Minha mãe, Helena, se afasta.

"Não consigo olhar. É desumano."

Eu quero gritar.

Sou eu! Sou eu, mãe, pai! Olhem direito!

Mas minha voz não sai. Sou apenas um espectador silencioso da minha própria tragédia.

Um dos peritos encontra minha carteira, jogada a alguns metros do corpo. Ele a abre com cuidado, usando luvas.

"Temos uma identidade. Lucas Andrade."

Meu nome.

Meu pai pega a identidade. Ele olha para a minha foto, depois para o corpo no chão, e balança a cabeça.

"Não. Não pode ser."

Minha mãe se aproxima, olhando por cima do ombro dele.

"Lucas? Nosso Lucas?"

Ela olha para o corpo novamente, o horror em seu rosto se transformando em negação.

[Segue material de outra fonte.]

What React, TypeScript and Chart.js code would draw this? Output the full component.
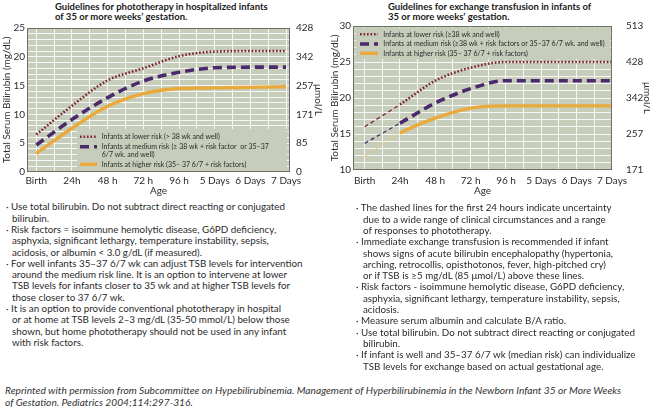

"Não, não é ele. Nosso Lucas... ele é um delinquente, está sempre se metendo em encrenca, mas... não isso. Ele deve ter sumido de novo. Ele faz isso, ele some por dias para chamar a atenção."

Meu pai concorda, aliviado.

"Exatamente. Helena tem razão. O Lucas é um irresponsável, mas não... não isso. O corpo está muito desfigurado. Pode ser qualquer um. Alguém deve ter roubado a carteira dele."

Eles se agarram a essa ideia com uma força desesperada.

A ideia de que seu filho biológico, o "delinquente", está apenas "desaparecido".

Enquanto Pedro, o filho adotivo perfeito, o "bom filho", está seguro, marcando gols em um torneio de futebol.

Eu me lembro de uma vez, há alguns meses. Eu tinha comprado um canivete suíço. Era uma ferramenta, eu gostava de acampar, de montar coisas.

Meu pai o encontrou no meu quarto durante uma de suas "inspeções".

"O que é isso, Lucas? Andando armado agora? Quer virar bandido de vez?"

"Pai, é só uma ferramenta..."

"Não me venha com desculpas! Você está proibido de ter isso. Já não basta a vergonha que você nos faz passar?"

Ele confiscou o canivete.

Agora, olhando para o meu corpo esfaqueado, ele não consegue conectar os pontos. Na mente dele, o filho que ele imaginava que poderia usar uma faca nunca seria a vítima de uma.

A verdade está bem na frente deles, em um corpo que eles se recusam a ver.

E eu entendo, com uma clareza terrível e final.

Não há lugar para mim no coração deles. Nunca houve.

Nem mesmo o sangue que compartilhamos pode mudar isso.

Para eles, eu já estava morto há muito tempo.